Appraisals must conform with the Uniform Standards of Professional Appraisal Practice (USPAP). These standards are designed to ensure appraisals maintain credibility. The use of a hypothetical condition that the donated properties had existing mining operations is in conflict with USPAP.
In addition, the appraisers falsely stated they had "performed no services, as an appraiser or in any other capacity, regarding the property that is the subject of this report within the three-year period immediately preceding excepting acceptance of this assignment." They had appraised the property in 2013 at $1,520,000. Approximately one year later, they valued the land at $91 million to determine the value of the conservation easements.
In addition, the IRS maintained the appraisals were over 200% of the correct value. Therefore the reasonable cause exception under Section 6664(c)(3) was not applicable.
Editor's Note: The Tax Court is now squarely faced with the conservation easement valuation issue. While the IRS has argued in some estate tax cases for an increased value based on probable development, the Tax Court will need to determine better guidelines for when a "hypothetical" development assumption is permitted. This case is likely to be decided in the appellate courts.
Applicable Federal Rate of 3.6% for June — Rev. Rul. 2022-10; 2022-23 IRB 1 (16 May 2022)

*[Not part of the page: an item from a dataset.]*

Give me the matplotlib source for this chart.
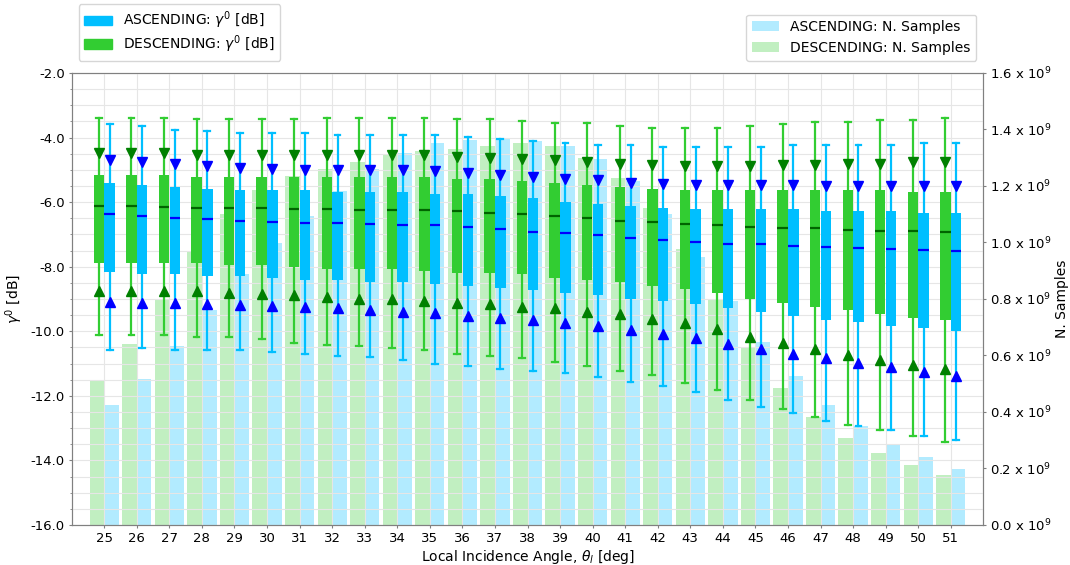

The IRS has announced the Applicable Federal Rate (AFR) for June of 2022. The AFR under Section 7520 for the month of June is 3.6%. The rates for May of 3.0% or April of 2.2% also may be used. The highest AFR is beneficial for charitable deductions of remainder interests. The lowest AFR is best for lead trusts and life estate reserved agreements. With a gift annuity, if the annuitant desires greater tax-free payments the lowest AFR is preferable. During 2022, pooled income funds in existence less than three tax years must use a 1.6% deemed rate of return.